John Rapson (left) plays Henry D'Ysquith (and seven other hapless D'Ysquiths), whom Monty Navarro (played by Kevin Massey) hopes to murder, so that he can claim the D'Ysquith family fortune and the hereditary earldom of Highhurst (photo by Joan Marcus)

John Rapson (left) plays Henry D’Ysquith (and seven other hapless D’Ysquiths), whom Monty Navarro (played by Kevin Massey) hopes to murder, so that he can claim the D’Ysquith family fortune and the hereditary earldom of Highhurst (photo by Joan Marcus)

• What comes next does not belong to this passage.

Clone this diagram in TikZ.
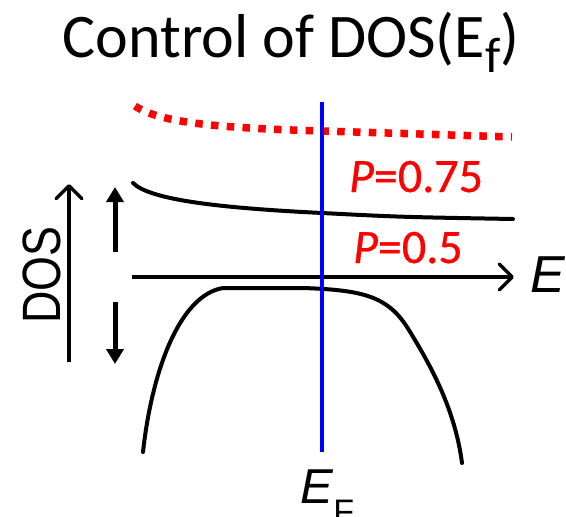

The newly commenced First National Tour of A Gentleman’s Guide to Love & Murder, one of the hottest tickets on Broadway, will play the Durham Performing Arts Center on Oct. 13-18 as part of DPAC‘s SunTrust Broadway Series. This wonderfully wicked musical comedy is based on the same 1907 British novel, Israel Rank: The Autobiography of a Criminal by Roy Horniman (1874-1930), that served as the basis for the devilishly dark 1949 Ealing comedy Kind Hearts and Coronets in which a distant heir to a dukedom sets out to murder the eight other heirs ahead of him, who are all played — distinctly and quite delightfully — by Sir Alec Guinness (1914-2000).

A Gentleman’s Guide to Love & Murder, directed by Darko Tresnjak and choreographed by Peggy Hickey, made its Broadway debut on Nov. 17, 2013 at the Walter Kerr Theatre, where it is still running with 793 performances in the book as of Oct. 11, 2015. The show earned ten 2014 Tony Award® nominations, and won four Tonys — including Best Musical, Best Book of a Musical (Robert L. Freedman), Best Direction of a Musical, and Best Costume Design of a Musical (Linda Cho — plus the 2014 Drama Desk Award for Outstanding Musical, the 2014 Outer Critics Circle Award for Outstanding New Broadway Musical, and the 2014 Drama League Award for Distinguished Production of a Musical. The cast album was also nominated for the 2015 Grammy Award for Best Musical Theater Album, which was won by Beautiful: The Carole King Musical, which just played DPAC on Sept. 23-27 and Sept. 29-Oct. 4.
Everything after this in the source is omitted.